Paramount Global is lower at midday Monday – (NASDAQ:PARA) -3.6%, (NASDAQ:PARAA) -4.2% – as Wells Fargo trimmed its rating to Underweight, saying it can’t justify a premium multiple anymore in the face of declines in linear TV and uncertainty in streaming.
Paramount trades at 8.5 times the bank’s 2023 EBITDA estimates, analyst Steven Cahall notes – more than rivals Warner Bros. Discovery (WBD) at 7x, Fox (FOXA) at 6x, and AMC Networks (AMCX) at 5x, “and it’s even more expensive” on a price to free cash flow basis, he says.
Anchoring Paramount to its rival multiples results in at least a 7x multiple, which translates to $13 per share, he says, implying 29% further downside.
He arrives there through consolidating multiples rather than a sum-of-the-parts approach, since “linear and streaming face challenges of their own.”
His valuation is 3x on the linear business, comparable to peers who have entertainment content (unlike Fox) – which yields an enterprise value of $13.6B, down from $16B as “linear gets tougher on ad and affiliate.”

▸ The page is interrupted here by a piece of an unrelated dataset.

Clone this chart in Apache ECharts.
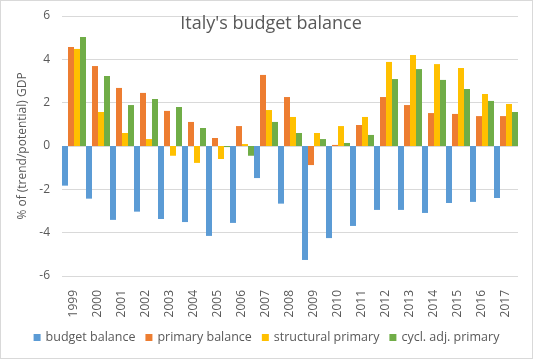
<!DOCTYPE html>
<html><head><meta charset="utf-8">
<script src="https://cdn.jsdelivr.net/npm/echarts@6/dist/echarts.min.js"></script>
<style>html,body{margin:0;padding:0;background:#fff}#c{width:531px;height:357px;border:1px solid #d9d9d9}</style>
</head><body><div id="c"></div>
<script>
var years = ['1999','2000','2001','2002','2003','2004','2005','2006','2007','2008','2009','2010','2011','2012','2013','2014','2015','2016','2017'];
var budgetBalance = [-1.83,-2.43,-3.41,-3.03,-3.37,-3.51,-4.15,-3.55,-1.48,-2.66,-5.26,-4.25,-3.69,-2.95,-2.95,-3.09,-2.63,-2.58,-2.4];
var primaryBalance = [4.57,3.69,2.68,2.45,1.62,1.11,0.37,0.92,3.28,2.26,-0.88,0.05,0.97,2.26,1.89,1.52,1.48,1.38,1.38];
var structuralPrimary = [4.48,1.57,0.6,0.32,-0.45,-0.78,-0.6,0.09,1.66,1.34,0.6,0.92,1.34,3.88,4.2,3.78,3.6,2.4,1.94];
var cyclAdjPrimary = [5.03,3.23,1.89,2.17,1.8,0.83,-0.05,-0.45,1.11,0.6,0.32,0.14,0.51,3.09,3.55,3.05,2.63,2.08,1.57];
var yTicks = [-6,-4,-2,0,2,4,6];

var font = 'Open Sans';
var chart = echarts.init(document.getElementById('c'));
function s(name, data, color){
  return {name:name, type:'bar', data:data, itemStyle:{color:color}, barGap:'0%', barCategoryGap:'0%'};
}
chart.setOption({
  animation:false,
  textStyle:{fontFamily:font},
  title:{text:"Italy's budget balance", left:265, top:9, textAlign:'center',
    textStyle:{fontFamily:font, fontSize:18, fontWeight:'normal', color:'#595959'}},
  grid:{left:61, right:14, top:15, bottom:82},
  legend:{bottom:9, left:'center', itemWidth:7, itemHeight:7, itemGap:10,
    icon:'rect', textStyle:{fontFamily:font, fontSize:12.5, color:'#595959'},
    data:['budget balance','primary balance','structural primary','cycl. adj. primary']},
  xAxis:{type:'category', data:years, axisLine:{show:false, onZero:false}, axisTick:{show:false},
    axisLabel:{rotate:90, margin:14, color:'#595959', fontSize:12, fontFamily:font}},
  yAxis:{type:'value', min:yTicks[0], max:yTicks[yTicks.length-1], interval:2,
    name:'% of (trend/potential) GDP', nameLocation:'middle', nameGap:32, nameRotate:90,
    nameTextStyle:{color:'#595959', fontSize:12, fontFamily:font},
    axisLabel:{color:'#595959', fontSize:12, margin:12},
    splitLine:{lineStyle:{color:'#d9d9d9'}}},
  series:[
    s('budget balance', budgetBalance, '#5B9BD5'),
    s('primary balance', primaryBalance, '#ED7D31'),
    s('structural primary', structuralPrimary, '#FFC000'),
    s('cycl. adj. primary', cyclAdjPrimary, '#70AD47')
  ]
});
</script></body></html>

The streaming enterprise value is $6B, down from $8B, roughly similar to how he values Peacock (CMCSA). And in that valuation, he sees Paramount+ at $3.3B, “reflecting our view that DTC scale will be a challenge for all but the biggest participants.”
The $13 per share valuation marks a 5% free cash flow yield – a “significant” premium on that basis vs. Warner Bros. Discovery and Fox, he notes.
Street analysts rate Paramount Global a Hold on average, while Seeking Alpha authors tend to make it a Buy. Seeking Alpha’s Quant Ratings evaluates PARA as a Hold.